Refn, who was born in Denmark but spent his formative years in New York, is himself something of a cultural hybrid, almost a man without a country. "Pusher" was his first film, born of his teen addiction to the American crime movies he watched on TV or in the long-gone grind houses of pre-Disney-fied Times Square. "Nobody made films like that in Denmark," Refn tells me during an interview at the Manhattan office of Magnolia Pictures, his distributor. "It was something new, and it showed people over there that there was potential in that kind of material."

"Pusher" begins as a fairly standard '90s crime saga, almost an open imitation of Quentin Tarantino. We're following Frank (Kim Bodnia) and Tonny (Mads Mikkelsen), a couple of lowlifes and screw-ups who are getting in deeper and deeper trouble with their employer, an avuncular Balkan immigrant named Milo (Zlatko Buric), who is one of the city's biggest drug dealers. But something happens on the way to the film's haunting and ambiguous conclusion: Frank gradually moves front and center, and the story becomes as much about his self-hatred and strangled emotional life as about whether he will survive these adventures.

"Even when I made the first film, when I was 24 years old," Refn says, "I realized that I wasn't interested in drugs or violence. I don't know anything about that. I don't drink and I don't smoke. I was interested in the vulnerability of the characters. That to me was where the real drama lay. The environment of crime and drugs was like a shell, and it was a question of what I put into that shell. I find people's vulnerability much more dangerous than their physical danger, their psychotic behavior, or the fact that they're high on drugs or whatever. Their vulnerability is actually much more frightening.
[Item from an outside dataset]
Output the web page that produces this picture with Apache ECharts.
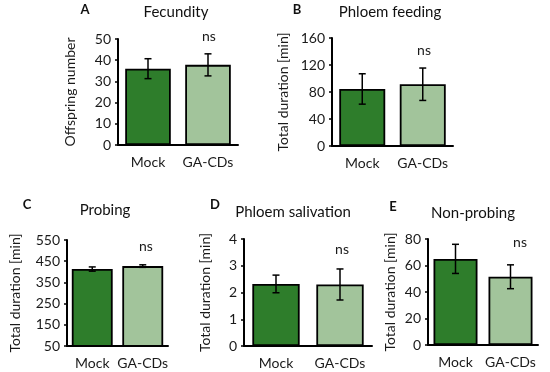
<!DOCTYPE html>
<html><head><meta charset="utf-8">
<script src="https://cdn.jsdelivr.net/npm/echarts@6/dist/echarts.min.js"></script>
<style>html,body{margin:0;padding:0;background:#fff}#c{width:550px;height:372px}</style>
</head><body><div id="c"></div>
<script>
const categories = ['Mock', 'GA-CDs'];
const panelLetters = ['A', 'B', 'C', 'D', 'E'];
const panelTitles = ['Fecundity', 'Phloem feeding', 'Probing', 'Phloem salivation', 'Non-probing'];
const yAxisNames = ['Offspring number', 'Total duration [min]', 'Total duration [min]', 'Total duration [min]', 'Total duration [min]'];
const fecundityMeans = [36, 37.8];
const fecundityErr = [4.7, 5.2];
const phloemFeedingMeans = [84.5, 91.5];
const phloemFeedingErr = [22.5, 24];
const probingMeans = [413, 427];
const probingErr = [10, 6];
const salivationMeans = [2.32, 2.3];
const salivationErr = [0.33, 0.58];
const nonProbingMeans = [65, 51.5];
const nonProbingErr = [11, 9];
const yMin = [0, 0, 50, 0, 0];
const yMax = [50, 160, 550, 4, 80];
const yInterval = [10, 40, 100, 1, 20];
const sigLabel = 'ns';

const means = [fecundityMeans, phloemFeedingMeans, probingMeans, salivationMeans, nonProbingMeans];
const errs = [fecundityErr, phloemFeedingErr, probingErr, salivationErr, nonProbingErr];

const grids = [
  {left: 118, top: 39, width: 120, height: 106, gap: '24%'},
  {left: 332, top: 38, width: 121, height: 108, gap: '24%'},
  {left: 67, top: 240, width: 101, height: 106, gap: '19%'},
  {left: 244, top: 239, width: 128, height: 107, gap: '26%'},
  {left: 428, top: 239, width: 110, height: 106, gap: '20%'}
];
const titlePos = [[176, 5], [390, 5], [105, 203], [293, 205], [473, 206]];
const letterPos = [[85, 3], [297, 3], [27, 198], [215, 198], [393, 200]];
const nsPos = [[209, 29], [424, 43], [146, 239], [342, 242], [520, 235]];
const yNamePos = [70, 283, 15, 205, 390];

const colors = ['#2e7d2b', '#a2c49b'];
const font = 'Lato, "Open Sans", sans-serif';
const fs = 14;

const option = {
  animation: false,
  grid: grids.map(g => ({left: g.left, top: g.top, width: g.width, height: g.height})),
  xAxis: grids.map((g, i) => ({
    type: 'category', gridIndex: i, data: categories,
    axisLine: {lineStyle: {color: '#000', width: 2}},
    axisTick: {show: false},
    axisLabel: {color: '#1a1a1a', fontSize: fs, fontFamily: font, margin: 10, interval: 0}
  })),
  yAxis: grids.map((g, i) => ({
    type: 'value', gridIndex: i, min: yMin[i], max: yMax[i], interval: yInterval[i],
    axisLine: {show: true, lineStyle: {color: '#000', width: 2}},
    axisTick: {show: true, length: 3, lineStyle: {color: '#000', width: 1.5}},
    splitLine: {show: false},
    axisLabel: {color: '#1a1a1a', fontSize: fs, fontFamily: font, margin: 7}
  })),
  series: [],
  graphic: []
};

means.forEach((m, i) => {
  option.series.push({
    type: 'bar', xAxisIndex: i, yAxisIndex: i, barCategoryGap: grids[i].gap,
    data: m.map((v, k) => ({value: v, itemStyle: {color: colors[k]}})),
    itemStyle: {borderColor: '#000', borderWidth: 1.8},
    z: 2
  });
  option.series.push({
    type: 'custom', xAxisIndex: i, yAxisIndex: i, z: 5,
    data: m.map((v, k) => [k, v - errs[i][k], v + errs[i][k]]),
    renderItem: (params, api) => {
      const lo = api.coord([api.value(0), api.value(1)]);
      const hi = api.coord([api.value(0), api.value(2)]);
      const x = lo[0], c = 3.5;
      const st = {stroke: '#000', lineWidth: 1.5};
      return {type: 'group', children: [
        {type: 'line', shape: {x1: x, y1: lo[1], x2: x, y2: hi[1]}, style: st},
        {type: 'line', shape: {x1: x - c, y1: lo[1], x2: x + c, y2: lo[1]}, style: st},
        {type: 'line', shape: {x1: x - c, y1: hi[1], x2: x + c, y2: hi[1]}, style: st}
      ]};
    }
  });
  option.graphic.push({type: 'text', x: titlePos[i][0], y: titlePos[i][1],
    style: {text: panelTitles[i], font: '15px ' + font, fill: '#111', textAlign: 'center'}});
  option.graphic.push({type: 'text', x: letterPos[i][0], y: letterPos[i][1],
    style: {text: panelLetters[i], font: 'bold 13px ' + font, fill: '#111', textAlign: 'center'}});
  option.graphic.push({type: 'text', x: nsPos[i][0], y: nsPos[i][1],
    style: {text: sigLabel, font: fs + 'px ' + font, fill: '#1a1a1a', textAlign: 'center'}});
  option.graphic.push({type: 'text', x: yNamePos[i], y: grids[i].top + grids[i].height / 2, rotation: Math.PI / 2,
    style: {text: yAxisNames[i], font: fs + 'px ' + font, fill: '#1a1a1a', textAlign: 'center', textVerticalAlign: 'middle'}});
});

echarts.init(document.getElementById('c'), null, {renderer: 'canvas'}).setOption(option);
</script></body></html>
"I made 'Pusher,' to begin with, because I liked gangster films and I had seen a lot of gangster films. And I shot it in chronological order; I always do that: scene 1, scene 2, scene 3, scene 4. Halfway through that, I began to realize that I was more interested in the emotional lives of the characters, the morality tale. So 'Pusher' is like two different half-movies. Suddenly the film switches focus and becomes about the descent of this man who's incapable of showing his emotions. That takes over and becomes the driving force."

When "Pusher" was released, it made a modest splash in Denmark and went unnoticed elsewhere. Refn moved on to other projects, becoming one of those directors who hover on the fringes of the international film scene without finding the right opportunity. He made a semi-experimental film in Denmark called "Bleeder" that has some admirers but got the Danish actors union exercised over his alleged working conditions. ("It was quite silly," he has said of the episode. "They claimed I'd put actors through unnecessary psychological pain, but it was basically a union wanting to show they were worth something. It was insane, stupid ... but it didn't hurt me.") He came back to America in 2002 to direct John Turturro and Deborah Kara in "Fear X," a murky, moody "Memento"-esque mystery that critics either loved or hated, but that attracted almost no audience.